MATERIAL:

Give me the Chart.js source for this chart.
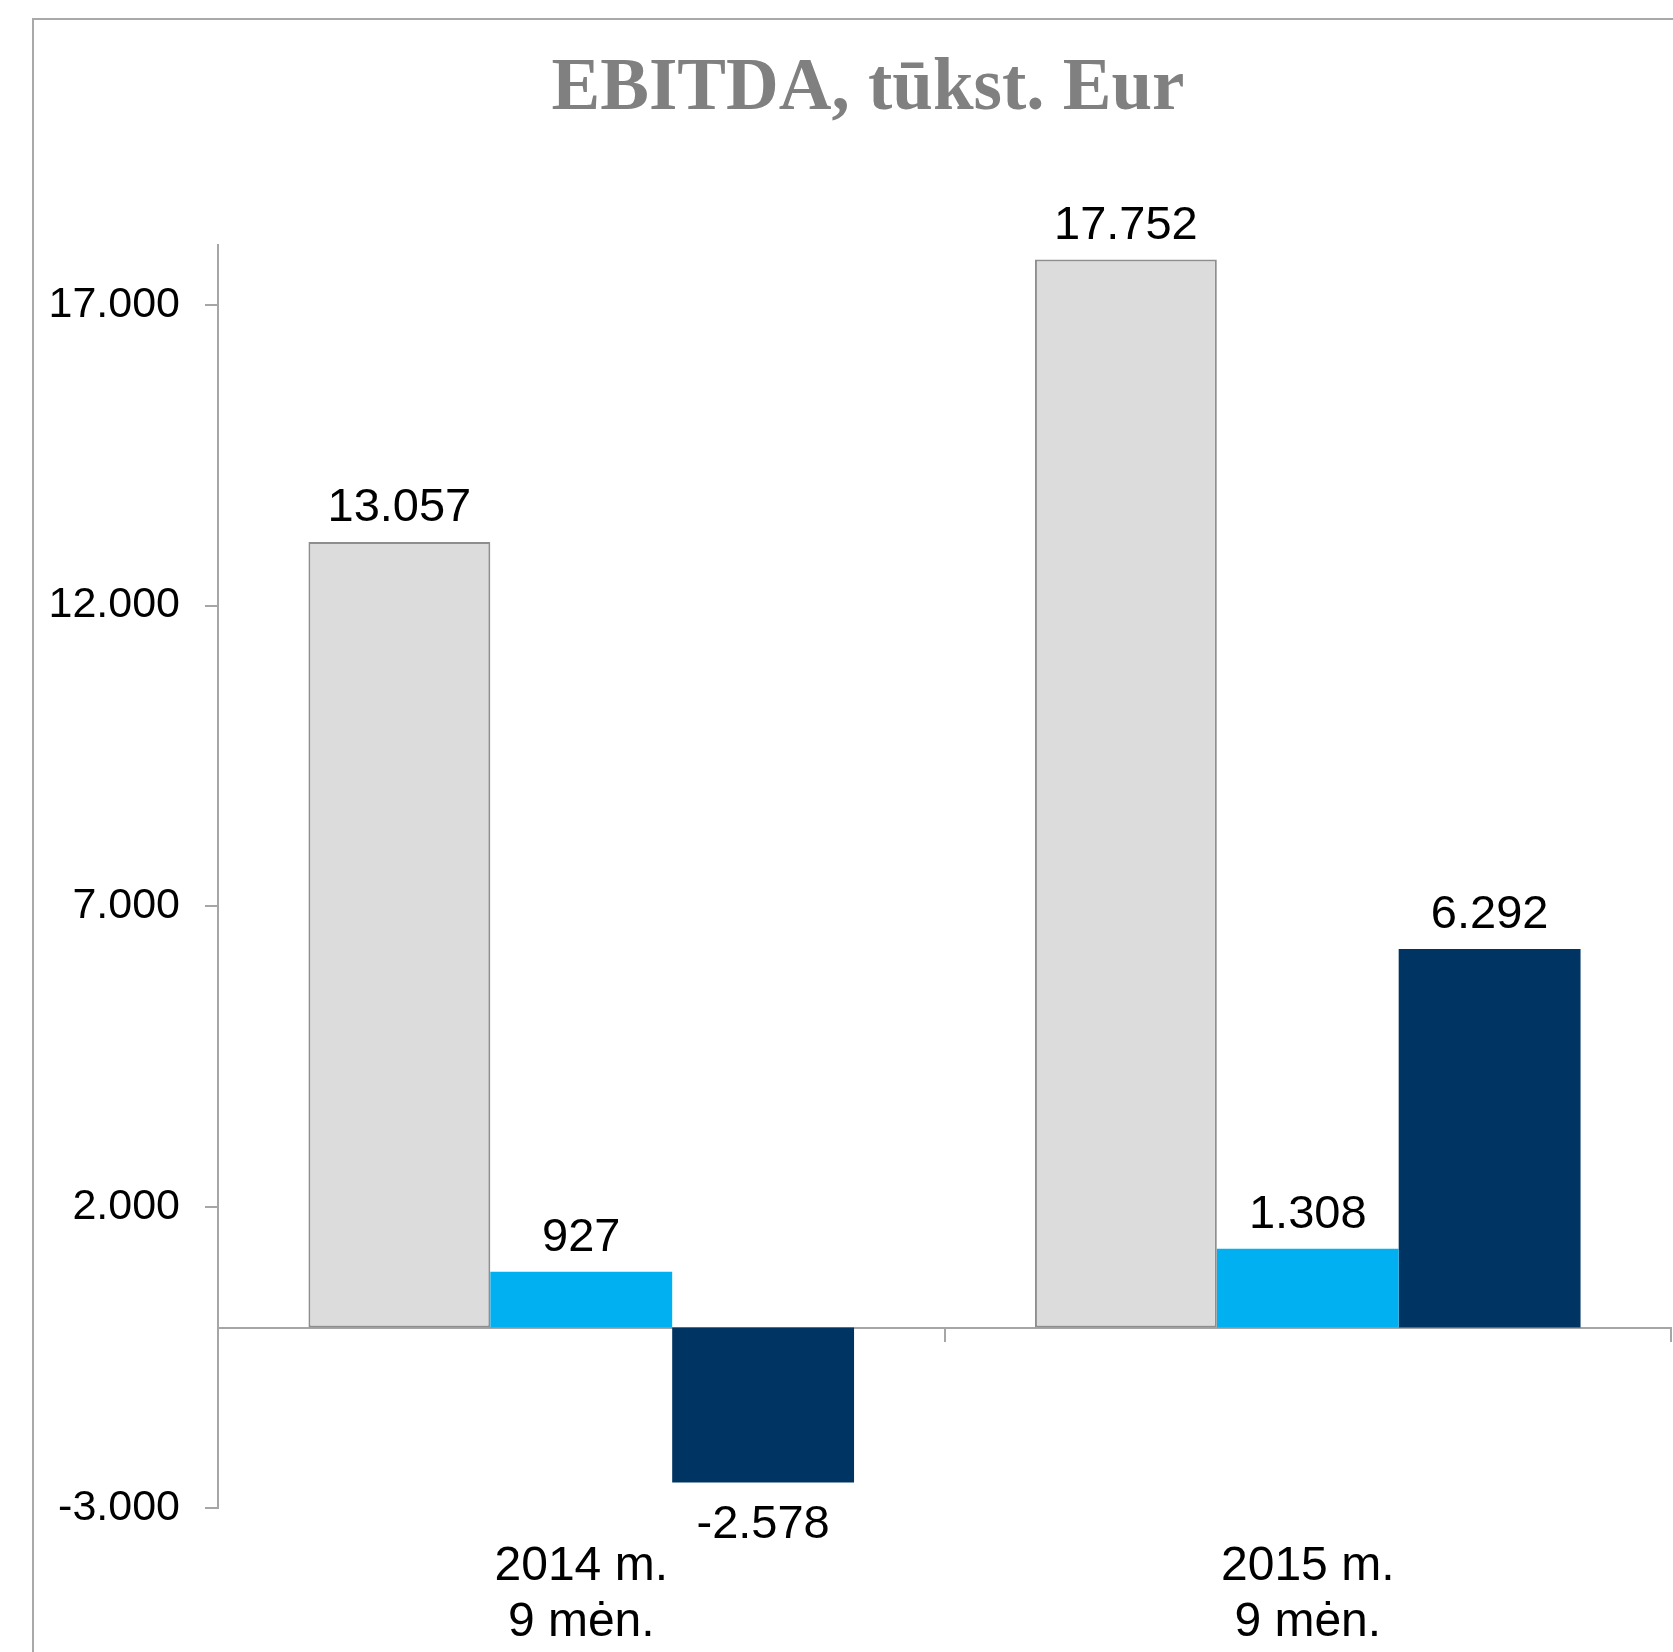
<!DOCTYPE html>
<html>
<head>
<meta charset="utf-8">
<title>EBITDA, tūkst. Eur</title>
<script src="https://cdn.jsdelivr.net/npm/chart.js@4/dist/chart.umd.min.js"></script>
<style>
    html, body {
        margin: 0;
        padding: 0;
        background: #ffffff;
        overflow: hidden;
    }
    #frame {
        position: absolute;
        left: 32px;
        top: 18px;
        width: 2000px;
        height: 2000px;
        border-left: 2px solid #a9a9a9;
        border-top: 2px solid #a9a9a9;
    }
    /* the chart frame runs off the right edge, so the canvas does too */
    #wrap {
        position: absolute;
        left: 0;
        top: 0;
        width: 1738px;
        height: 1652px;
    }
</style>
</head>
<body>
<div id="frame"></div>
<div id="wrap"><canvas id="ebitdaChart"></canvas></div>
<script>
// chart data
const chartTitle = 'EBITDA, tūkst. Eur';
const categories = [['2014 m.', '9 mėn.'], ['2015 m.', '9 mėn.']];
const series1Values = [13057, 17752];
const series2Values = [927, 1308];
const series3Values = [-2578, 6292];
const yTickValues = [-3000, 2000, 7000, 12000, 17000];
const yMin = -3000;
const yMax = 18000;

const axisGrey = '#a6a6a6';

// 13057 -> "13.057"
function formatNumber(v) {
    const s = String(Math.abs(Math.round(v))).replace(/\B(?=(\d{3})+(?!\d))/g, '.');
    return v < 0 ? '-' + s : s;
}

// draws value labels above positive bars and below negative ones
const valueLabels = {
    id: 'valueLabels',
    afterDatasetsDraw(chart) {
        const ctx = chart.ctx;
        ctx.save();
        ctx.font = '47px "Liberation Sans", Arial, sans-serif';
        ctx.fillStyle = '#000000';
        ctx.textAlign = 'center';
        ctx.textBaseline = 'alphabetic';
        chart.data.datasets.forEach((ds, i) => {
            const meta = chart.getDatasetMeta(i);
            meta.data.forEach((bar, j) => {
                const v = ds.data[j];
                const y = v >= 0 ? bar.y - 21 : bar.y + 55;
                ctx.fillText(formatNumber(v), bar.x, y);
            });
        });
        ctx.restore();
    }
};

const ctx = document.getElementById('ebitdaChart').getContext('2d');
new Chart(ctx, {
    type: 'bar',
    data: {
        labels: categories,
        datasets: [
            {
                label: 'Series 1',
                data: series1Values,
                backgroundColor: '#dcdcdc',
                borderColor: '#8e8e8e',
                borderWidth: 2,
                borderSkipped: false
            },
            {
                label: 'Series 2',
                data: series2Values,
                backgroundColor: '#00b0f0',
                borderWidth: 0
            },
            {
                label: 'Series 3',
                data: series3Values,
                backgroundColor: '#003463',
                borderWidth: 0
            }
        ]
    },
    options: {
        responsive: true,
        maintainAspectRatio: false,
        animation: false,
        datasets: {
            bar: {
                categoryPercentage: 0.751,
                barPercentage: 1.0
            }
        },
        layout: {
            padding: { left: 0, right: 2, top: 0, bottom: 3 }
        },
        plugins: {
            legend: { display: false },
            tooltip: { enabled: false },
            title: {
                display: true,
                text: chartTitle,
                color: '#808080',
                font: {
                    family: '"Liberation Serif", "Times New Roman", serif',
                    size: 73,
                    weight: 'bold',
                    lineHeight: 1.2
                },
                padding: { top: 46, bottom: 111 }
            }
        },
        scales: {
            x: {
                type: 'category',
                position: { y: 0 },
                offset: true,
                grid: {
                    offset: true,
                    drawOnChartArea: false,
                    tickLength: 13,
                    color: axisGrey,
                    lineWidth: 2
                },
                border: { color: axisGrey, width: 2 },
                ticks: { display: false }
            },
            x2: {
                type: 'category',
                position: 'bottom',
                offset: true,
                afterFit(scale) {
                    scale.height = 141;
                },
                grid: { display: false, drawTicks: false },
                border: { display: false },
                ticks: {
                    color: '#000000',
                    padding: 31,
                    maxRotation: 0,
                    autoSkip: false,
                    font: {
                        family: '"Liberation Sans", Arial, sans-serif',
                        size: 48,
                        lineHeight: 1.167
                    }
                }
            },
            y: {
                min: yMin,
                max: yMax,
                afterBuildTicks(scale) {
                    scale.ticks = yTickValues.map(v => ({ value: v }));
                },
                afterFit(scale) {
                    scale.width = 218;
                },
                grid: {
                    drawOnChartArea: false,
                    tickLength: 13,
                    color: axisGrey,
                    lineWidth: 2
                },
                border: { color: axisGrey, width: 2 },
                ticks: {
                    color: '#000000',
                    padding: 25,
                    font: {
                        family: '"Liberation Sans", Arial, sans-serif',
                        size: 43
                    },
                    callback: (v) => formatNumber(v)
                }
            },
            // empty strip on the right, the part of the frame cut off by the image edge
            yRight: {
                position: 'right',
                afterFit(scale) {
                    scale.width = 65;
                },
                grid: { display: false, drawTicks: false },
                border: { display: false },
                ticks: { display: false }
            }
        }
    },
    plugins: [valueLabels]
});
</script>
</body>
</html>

AIM OF THE TASK:
Reproduce each line word for word and drop the pictures.

RESULT OF THE EXERCISE:
Give me the Chart.js source for this chart.
<!DOCTYPE html>
<html>
<head>
<meta charset="utf-8">
<title>EBITDA, tūkst. Eur</title>
<script src="https://cdn.jsdelivr.net/npm/chart.js@4/dist/chart.umd.min.js"></script>
<style>
    html, body {
        margin: 0;
        padding: 0;
        background: #ffffff;
        overflow: hidden;
    }
    #frame {
        position: absolute;
        left: 32px;
        top: 18px;
        width: 2000px;
        height: 2000px;
        border-left: 2px solid #a9a9a9;
        border-top: 2px solid #a9a9a9;
    }
    /* the chart frame runs off the right edge, so the canvas does too */
    #wrap {
        position: absolute;
        left: 0;
        top: 0;
        width: 1738px;
        height: 1652px;
    }
</style>
</head>
<body>
<div id="frame"></div>
<div id="wrap"><canvas id="ebitdaChart"></canvas></div>
<script>
// chart data
const chartTitle = 'EBITDA, tūkst. Eur';
const categories = [['2014 m.', '9 mėn.'], ['2015 m.', '9 mėn.']];
const series1Values = [13057, 17752];
const series2Values = [927, 1308];
const series3Values = [-2578, 6292];
const yTickValues = [-3000, 2000, 7000, 12000, 17000];
const yMin = -3000;
const yMax = 18000;

const axisGrey = '#a6a6a6';

// 13057 -> "13.057"
function formatNumber(v) {
    const s = String(Math.abs(Math.round(v))).replace(/\B(?=(\d{3})+(?!\d))/g, '.');
    return v < 0 ? '-' + s : s;
}

// draws value labels above positive bars and below negative ones
const valueLabels = {
    id: 'valueLabels',
    afterDatasetsDraw(chart) {
        const ctx = chart.ctx;
        ctx.save();
        ctx.font = '47px "Liberation Sans", Arial, sans-serif';
        ctx.fillStyle = '#000000';
        ctx.textAlign = 'center';
        ctx.textBaseline = 'alphabetic';
        chart.data.datasets.forEach((ds, i) => {
            const meta = chart.getDatasetMeta(i);
            meta.data.forEach((bar, j) => {
                const v = ds.data[j];
                const y = v >= 0 ? bar.y - 21 : bar.y + 55;
                ctx.fillText(formatNumber(v), bar.x, y);
            });
        });
        ctx.restore();
    }
};

const ctx = document.getElementById('ebitdaChart').getContext('2d');
new Chart(ctx, {
    type: 'bar',
    data: {
        labels: categories,
        datasets: [
            {
                label: 'Series 1',
                data: series1Values,
                backgroundColor: '#dcdcdc',
                borderColor: '#8e8e8e',
                borderWidth: 2,
                borderSkipped: false
            },
            {
                label: 'Series 2',
                data: series2Values,
                backgroundColor: '#00b0f0',
                borderWidth: 0
            },
            {
                label: 'Series 3',
                data: series3Values,
                backgroundColor: '#003463',
                borderWidth: 0
            }
        ]
    },
    options: {
        responsive: true,
        maintainAspectRatio: false,
        animation: false,
        datasets: {
            bar: {
                categoryPercentage: 0.751,
                barPercentage: 1.0
            }
        },
        layout: {
            padding: { left: 0, right: 2, top: 0, bottom: 3 }
        },
        plugins: {
            legend: { display: false },
            tooltip: { enabled: false },
            title: {
                display: true,
                text: chartTitle,
                color: '#808080',
                font: {
                    family: '"Liberation Serif", "Times New Roman", serif',
                    size: 73,
                    weight: 'bold',
                    lineHeight: 1.2
                },
                padding: { top: 46, bottom: 111 }
            }
        },
        scales: {
            x: {
                type: 'category',
                position: { y: 0 },
                offset: true,
                grid: {
                    offset: true,
                    drawOnChartArea: false,
                    tickLength: 13,
                    color: axisGrey,
                    lineWidth: 2
                },
                border: { color: axisGrey, width: 2 },
                ticks: { display: false }
            },
            x2: {
                type: 'category',
                position: 'bottom',
                offset: true,
                afterFit(scale) {
                    scale.height = 141;
                },
                grid: { display: false, drawTicks: false },
                border: { display: false },
                ticks: {
                    color: '#000000',
                    padding: 31,
                    maxRotation: 0,
                    autoSkip: false,
                    font: {
                        family: '"Liberation Sans", Arial, sans-serif',
                        size: 48,
                        lineHeight: 1.167
                    }
                }
            },
            y: {
                min: yMin,
                max: yMax,
                afterBuildTicks(scale) {
                    scale.ticks = yTickValues.map(v => ({ value: v }));
                },
                afterFit(scale) {
                    scale.width = 218;
                },
                grid: {
                    drawOnChartArea: false,
                    tickLength: 13,
                    color: axisGrey,
                    lineWidth: 2
                },
                border: { color: axisGrey, width: 2 },
                ticks: {
                    color: '#000000',
                    padding: 25,
                    font: {
                        family: '"Liberation Sans", Arial, sans-serif',
                        size: 43
                    },
                    callback: (v) => formatNumber(v)
                }
            },
            // empty strip on the right, the part of the frame cut off by the image edge
            yRight: {
                position: 'right',
                afterFit(scale) {
                    scale.width = 65;
                },
                grid: { display: false, drawTicks: false },
                border: { display: false },
                ticks: { display: false }
            }
        }
    },
    plugins: [valueLabels]
});
</script>
</body>
</html>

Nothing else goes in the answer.